We went away in summer, and it feels almost as if we have come back to autumn. It is mostly the illusion caused by the week’s gap, but not all. The rowans are red, the elderflower is over (it seemed to go on and on this year, and in England it is flowering yet), and all the birds have fledged, even the big black-backed gull chicks who were trampolining about on their warehouse roof, while the older birds all trash-talked them into finally making the jump. The swifts have gone, and I’ve seen the first geese and heard curlews heading coastwards.
Ther vegetable patch is coming good. We’ve started eating courgettes, and the first beans will be later this week. There are tomatoes ripening – not many, pollination has been poor, and now the bean plants aren’t so tall the pigeons can’t find the cabbages so easily.And my companion planting of borage and marigold looks fabulous, even if it doesn’t seem to achieve much!

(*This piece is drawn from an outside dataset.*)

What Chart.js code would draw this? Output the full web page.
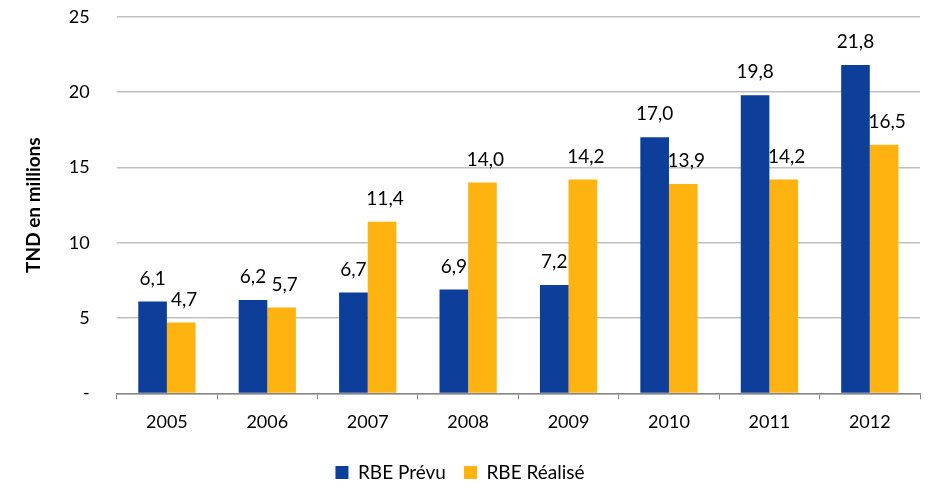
<!DOCTYPE html>
<html>
<head>
<meta charset="utf-8">
<script src="https://cdn.jsdelivr.net/npm/chart.js@4/dist/chart.umd.min.js"></script>
<style>
  html, body { margin: 0; padding: 0; background: #fff; }
  #wrap { width: 937px; height: 489px; }
</style>
</head>
<body>
<div id="wrap"><canvas id="chart" width="937" height="489"></canvas></div>
<script>
const years = ['2005', '2006', '2007', '2008', '2009', '2010', '2011', '2012'];
const prevu = [6.1, 6.2, 6.7, 6.9, 7.2, 17.0, 19.8, 21.8];
const realise = [4.7, 5.7, 11.4, 14.0, 14.2, 13.9, 14.2, 16.5];
const yTicks = [0, 5, 10, 15, 20, 25];

const FONT = 'Lato, "Open Sans", sans-serif';

// value labels above each bar, french decimal comma
const valueLabels = {
  id: 'valueLabels',
  afterDatasetsDraw(chart) {
    const ctx = chart.ctx;
    ctx.save();
    ctx.font = '19px ' + FONT;
    ctx.fillStyle = '#000';
    ctx.textAlign = 'center';
    ctx.textBaseline = 'middle';
    chart.data.datasets.forEach((ds, i) => {
      chart.getDatasetMeta(i).data.forEach((bar, j) => {
        const txt = ds.data[j].toFixed(1).replace('.', ',');
        ctx.fillText(txt, bar.x + (i === 1 ? 3 : 0), bar.y - 23);
      });
    });
    ctx.restore();
  }
};

new Chart(document.getElementById('chart'), {
  type: 'bar',
  data: {
    labels: years,
    datasets: [
      { label: 'RBE Prévu', data: prevu, backgroundColor: '#0D3E99', borderWidth: 0 },
      { label: 'RBE Réalisé', data: realise, backgroundColor: '#FFB311', borderWidth: 0 }
    ]
  },
  options: {
    responsive: false,
    animation: false,
    layout: { padding: { top: 0, right: 17, left: 0, bottom: -3 } },
    datasets: { bar: { categoryPercentage: 0.57, barPercentage: 1.0 } },
    plugins: {
      legend: {
        position: 'bottom',
        labels: {
          font: { family: FONT, size: 19 },
          color: '#000',
          boxWidth: 13,
          boxHeight: 13,
          padding: 18
        }
      },
      tooltip: { enabled: false }
    },
    scales: {
      x: {
        grid: {
          offset: true,
          drawOnChartArea: false,
          drawTicks: true,
          tickLength: 6,
          color: '#868686'
        },
        border: { display: true, color: '#868686', width: 1.5 },
        ticks: { font: { family: FONT, size: 18 }, color: '#000', padding: 12 }
      },
      y: {
        min: 0,
        max: 25,
        afterBuildTicks(axis) { axis.ticks = yTicks.map(v => ({ value: v })); },
        grid: { color: '#c0c0c0', lineWidth: 1.5, drawTicks: true, tickLength: 21, tickColor: 'rgba(0,0,0,0)' },
        border: { display: false },
        title: {
          display: true,
          text: 'TND en millions',
          font: { family: FONT, size: 19, weight: 'bold' },
          color: '#000',
          padding: { top: 22, bottom: 18 }
        },
        ticks: {
          font: { family: FONT, size: 18 },
          color: '#000',
          padding: 6,
          callback: v => v === 0 ? '-' : v
        }
      }
    }
  },
  plugins: [valueLabels]
});
</script>
</body>
</html>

This photo was meant to be a spider’s web, coloured rusty with the spores of the fern it stretches over, but I’m not sure whether you can make it out.I’ve sown some of it, according to the instructions on Sunday’s Gardener’s Question Time, just for curiosity. Fernseed is curious stuff. Apart from the fact it isn’t actually seed at all, it was popularly supposed to be magical – if you mixed it with oil it could make a potion enabling you to see fairies. I think I’ll settle for some more fernlets to plant in the shady places!